▶ _Task statement_:
Retype only what runs from the first line of the listing to the line holding "const mzMax = 521.2;", both included. Do not retype the pictures.

▶ _Given material_:
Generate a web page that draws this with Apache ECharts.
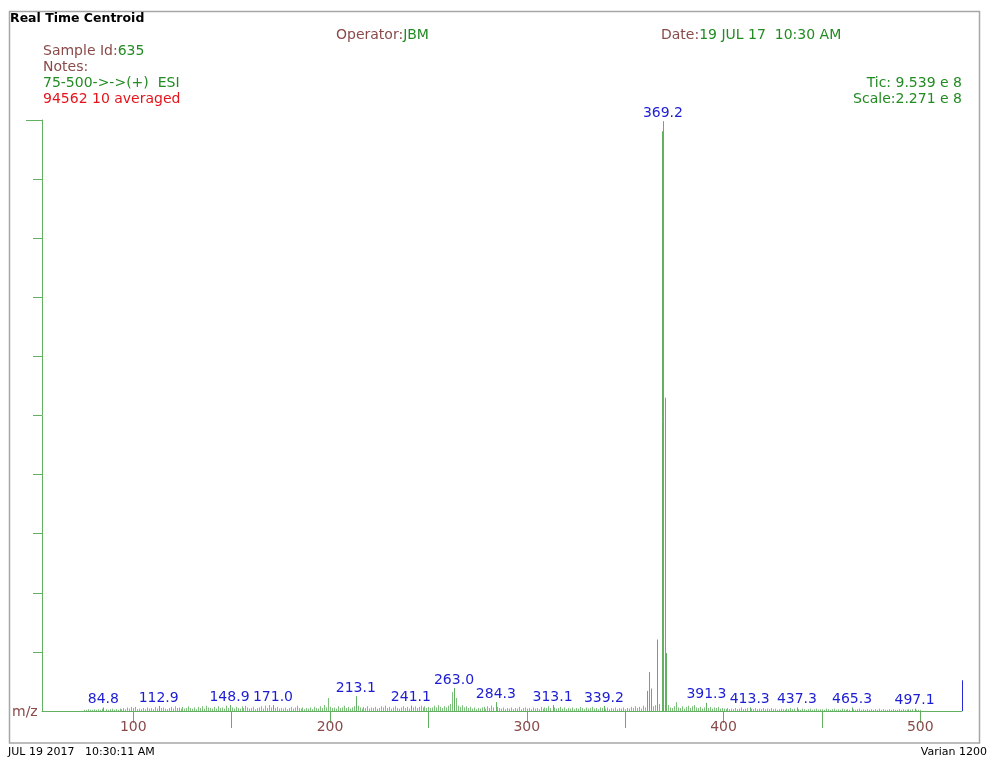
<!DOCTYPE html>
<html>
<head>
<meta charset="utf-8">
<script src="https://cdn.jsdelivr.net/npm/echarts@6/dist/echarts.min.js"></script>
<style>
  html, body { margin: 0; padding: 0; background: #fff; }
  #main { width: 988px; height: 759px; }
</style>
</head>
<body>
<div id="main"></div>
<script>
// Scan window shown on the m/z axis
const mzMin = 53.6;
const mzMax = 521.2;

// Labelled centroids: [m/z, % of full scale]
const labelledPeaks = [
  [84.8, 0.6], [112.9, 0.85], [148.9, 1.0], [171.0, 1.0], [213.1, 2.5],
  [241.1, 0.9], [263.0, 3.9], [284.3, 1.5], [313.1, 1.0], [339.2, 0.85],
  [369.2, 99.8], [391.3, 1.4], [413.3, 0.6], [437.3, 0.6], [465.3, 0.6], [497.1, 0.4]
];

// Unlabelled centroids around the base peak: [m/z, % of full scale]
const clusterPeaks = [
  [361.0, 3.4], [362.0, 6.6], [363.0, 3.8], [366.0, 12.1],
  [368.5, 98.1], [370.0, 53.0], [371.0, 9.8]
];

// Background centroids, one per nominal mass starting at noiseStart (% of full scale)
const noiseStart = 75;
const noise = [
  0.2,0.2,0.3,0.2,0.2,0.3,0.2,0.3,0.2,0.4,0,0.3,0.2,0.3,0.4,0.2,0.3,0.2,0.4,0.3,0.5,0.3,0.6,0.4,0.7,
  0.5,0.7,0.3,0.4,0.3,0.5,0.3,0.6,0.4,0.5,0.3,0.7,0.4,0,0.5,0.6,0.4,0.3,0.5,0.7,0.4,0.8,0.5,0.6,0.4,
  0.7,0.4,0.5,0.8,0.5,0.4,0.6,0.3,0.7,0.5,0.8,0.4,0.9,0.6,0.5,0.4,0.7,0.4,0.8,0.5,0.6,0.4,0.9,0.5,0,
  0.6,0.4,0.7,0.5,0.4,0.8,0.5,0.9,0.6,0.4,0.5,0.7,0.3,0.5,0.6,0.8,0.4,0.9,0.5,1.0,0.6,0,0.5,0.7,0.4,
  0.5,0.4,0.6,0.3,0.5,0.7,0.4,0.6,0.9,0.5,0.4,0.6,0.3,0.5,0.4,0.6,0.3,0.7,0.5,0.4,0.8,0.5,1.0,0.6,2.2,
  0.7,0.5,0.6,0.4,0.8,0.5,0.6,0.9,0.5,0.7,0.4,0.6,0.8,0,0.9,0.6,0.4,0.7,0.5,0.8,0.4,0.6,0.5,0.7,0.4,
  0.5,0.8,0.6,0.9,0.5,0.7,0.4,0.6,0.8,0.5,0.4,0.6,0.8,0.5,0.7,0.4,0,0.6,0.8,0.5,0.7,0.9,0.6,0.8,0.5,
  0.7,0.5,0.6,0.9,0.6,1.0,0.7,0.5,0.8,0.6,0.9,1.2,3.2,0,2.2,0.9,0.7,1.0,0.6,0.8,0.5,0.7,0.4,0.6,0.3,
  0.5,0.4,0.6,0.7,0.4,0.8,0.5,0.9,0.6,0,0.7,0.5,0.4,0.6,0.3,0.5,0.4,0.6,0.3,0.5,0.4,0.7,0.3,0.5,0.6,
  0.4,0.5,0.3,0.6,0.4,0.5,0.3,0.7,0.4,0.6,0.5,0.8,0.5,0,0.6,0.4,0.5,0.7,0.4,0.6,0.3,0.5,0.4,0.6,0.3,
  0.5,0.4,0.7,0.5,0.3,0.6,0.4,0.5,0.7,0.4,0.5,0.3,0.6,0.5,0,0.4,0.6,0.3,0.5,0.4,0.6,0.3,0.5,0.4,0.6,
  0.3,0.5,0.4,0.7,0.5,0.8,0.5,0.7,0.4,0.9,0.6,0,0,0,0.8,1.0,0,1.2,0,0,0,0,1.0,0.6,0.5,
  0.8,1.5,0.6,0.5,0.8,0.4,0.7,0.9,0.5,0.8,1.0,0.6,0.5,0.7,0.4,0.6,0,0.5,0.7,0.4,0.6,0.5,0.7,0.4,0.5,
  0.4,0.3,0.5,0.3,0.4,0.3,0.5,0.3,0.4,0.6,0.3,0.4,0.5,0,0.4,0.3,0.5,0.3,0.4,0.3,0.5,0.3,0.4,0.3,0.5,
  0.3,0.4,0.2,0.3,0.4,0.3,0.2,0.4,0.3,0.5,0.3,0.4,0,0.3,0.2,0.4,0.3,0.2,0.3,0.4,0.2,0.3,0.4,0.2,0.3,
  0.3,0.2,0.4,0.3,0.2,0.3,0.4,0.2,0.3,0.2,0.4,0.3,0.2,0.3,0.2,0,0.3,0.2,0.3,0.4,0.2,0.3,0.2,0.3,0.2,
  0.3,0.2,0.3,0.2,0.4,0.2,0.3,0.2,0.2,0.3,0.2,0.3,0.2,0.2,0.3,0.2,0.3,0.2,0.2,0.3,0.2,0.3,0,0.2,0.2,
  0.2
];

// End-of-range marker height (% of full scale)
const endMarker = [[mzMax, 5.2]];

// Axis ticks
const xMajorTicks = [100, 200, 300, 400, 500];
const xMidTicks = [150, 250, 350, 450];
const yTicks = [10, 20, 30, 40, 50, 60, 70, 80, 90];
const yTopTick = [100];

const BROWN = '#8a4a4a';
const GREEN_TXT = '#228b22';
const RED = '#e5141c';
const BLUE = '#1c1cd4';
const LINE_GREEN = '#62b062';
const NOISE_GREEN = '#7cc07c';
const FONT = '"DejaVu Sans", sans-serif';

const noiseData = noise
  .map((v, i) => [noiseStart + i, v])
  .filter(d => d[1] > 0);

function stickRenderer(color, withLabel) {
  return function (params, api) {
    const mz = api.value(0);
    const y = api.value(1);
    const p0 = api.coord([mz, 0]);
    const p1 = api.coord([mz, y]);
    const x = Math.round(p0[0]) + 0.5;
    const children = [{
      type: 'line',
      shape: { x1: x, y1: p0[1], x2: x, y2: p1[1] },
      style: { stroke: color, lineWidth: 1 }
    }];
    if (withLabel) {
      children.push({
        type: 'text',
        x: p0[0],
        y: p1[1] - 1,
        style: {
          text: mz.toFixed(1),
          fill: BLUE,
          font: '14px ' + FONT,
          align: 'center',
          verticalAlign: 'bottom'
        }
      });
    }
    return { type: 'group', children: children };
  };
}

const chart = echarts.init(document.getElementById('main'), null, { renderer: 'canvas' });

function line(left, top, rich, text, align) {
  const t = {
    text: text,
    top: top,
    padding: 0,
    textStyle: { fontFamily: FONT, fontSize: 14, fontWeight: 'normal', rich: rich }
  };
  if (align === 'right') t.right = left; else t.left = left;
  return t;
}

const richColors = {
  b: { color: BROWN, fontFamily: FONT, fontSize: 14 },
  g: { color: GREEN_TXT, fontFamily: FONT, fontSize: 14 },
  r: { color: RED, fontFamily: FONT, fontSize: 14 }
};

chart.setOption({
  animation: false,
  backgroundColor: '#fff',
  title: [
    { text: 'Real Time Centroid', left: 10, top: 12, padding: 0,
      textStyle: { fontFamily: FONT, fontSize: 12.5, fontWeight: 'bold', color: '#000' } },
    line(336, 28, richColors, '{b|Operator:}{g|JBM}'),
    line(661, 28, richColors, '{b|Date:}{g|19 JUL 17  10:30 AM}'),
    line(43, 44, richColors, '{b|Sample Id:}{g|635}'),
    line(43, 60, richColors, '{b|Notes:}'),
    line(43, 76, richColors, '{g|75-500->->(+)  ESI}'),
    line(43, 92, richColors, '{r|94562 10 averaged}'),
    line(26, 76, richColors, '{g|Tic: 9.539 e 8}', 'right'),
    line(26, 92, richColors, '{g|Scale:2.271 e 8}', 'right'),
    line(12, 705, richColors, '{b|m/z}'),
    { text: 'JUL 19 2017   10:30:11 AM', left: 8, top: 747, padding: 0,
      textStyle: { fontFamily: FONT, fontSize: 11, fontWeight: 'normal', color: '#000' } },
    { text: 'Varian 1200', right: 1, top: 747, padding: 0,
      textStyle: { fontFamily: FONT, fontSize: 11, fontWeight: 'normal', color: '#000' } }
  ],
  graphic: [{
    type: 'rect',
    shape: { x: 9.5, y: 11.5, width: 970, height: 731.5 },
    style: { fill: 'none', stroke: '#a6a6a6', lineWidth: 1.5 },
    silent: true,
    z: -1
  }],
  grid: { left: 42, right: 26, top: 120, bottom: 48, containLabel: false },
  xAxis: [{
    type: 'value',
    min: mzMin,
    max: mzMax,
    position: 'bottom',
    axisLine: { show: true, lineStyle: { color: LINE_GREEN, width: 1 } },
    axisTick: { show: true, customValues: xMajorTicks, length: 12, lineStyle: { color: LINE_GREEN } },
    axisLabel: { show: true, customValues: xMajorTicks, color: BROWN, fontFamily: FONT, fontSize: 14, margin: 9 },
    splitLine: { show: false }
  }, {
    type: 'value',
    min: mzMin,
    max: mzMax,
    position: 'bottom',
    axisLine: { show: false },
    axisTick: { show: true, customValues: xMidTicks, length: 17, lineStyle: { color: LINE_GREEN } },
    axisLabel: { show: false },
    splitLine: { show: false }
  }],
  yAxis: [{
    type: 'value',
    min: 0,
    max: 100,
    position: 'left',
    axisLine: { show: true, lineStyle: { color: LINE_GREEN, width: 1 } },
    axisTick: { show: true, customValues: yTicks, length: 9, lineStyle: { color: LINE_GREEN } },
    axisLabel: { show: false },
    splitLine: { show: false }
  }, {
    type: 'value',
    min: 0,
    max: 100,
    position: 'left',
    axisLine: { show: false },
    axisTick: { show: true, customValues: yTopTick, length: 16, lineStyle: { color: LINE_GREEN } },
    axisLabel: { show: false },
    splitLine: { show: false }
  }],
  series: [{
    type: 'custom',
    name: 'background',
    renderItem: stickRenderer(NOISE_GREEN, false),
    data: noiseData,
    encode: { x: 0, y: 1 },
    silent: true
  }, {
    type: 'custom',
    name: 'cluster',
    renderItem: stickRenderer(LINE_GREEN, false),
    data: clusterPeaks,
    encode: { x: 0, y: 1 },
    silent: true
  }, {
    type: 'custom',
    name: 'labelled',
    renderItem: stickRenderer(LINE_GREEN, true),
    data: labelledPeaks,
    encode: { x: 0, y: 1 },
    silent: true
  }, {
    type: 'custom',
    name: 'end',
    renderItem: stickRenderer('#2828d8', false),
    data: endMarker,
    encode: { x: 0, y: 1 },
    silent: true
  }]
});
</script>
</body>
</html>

▶ _Output of the task_:
Generate a web page that draws this with Apache ECharts.
<!DOCTYPE html>
<html>
<head>
<meta charset="utf-8">
<script src="https://cdn.jsdelivr.net/npm/echarts@6/dist/echarts.min.js"></script>
<style>
  html, body { margin: 0; padding: 0; background: #fff; }
  #main { width: 988px; height: 759px; }
</style>
</head>
<body>
<div id="main"></div>
<script>
// Scan window shown on the m/z axis
const mzMin = 53.6;
const mzMax = 521.2;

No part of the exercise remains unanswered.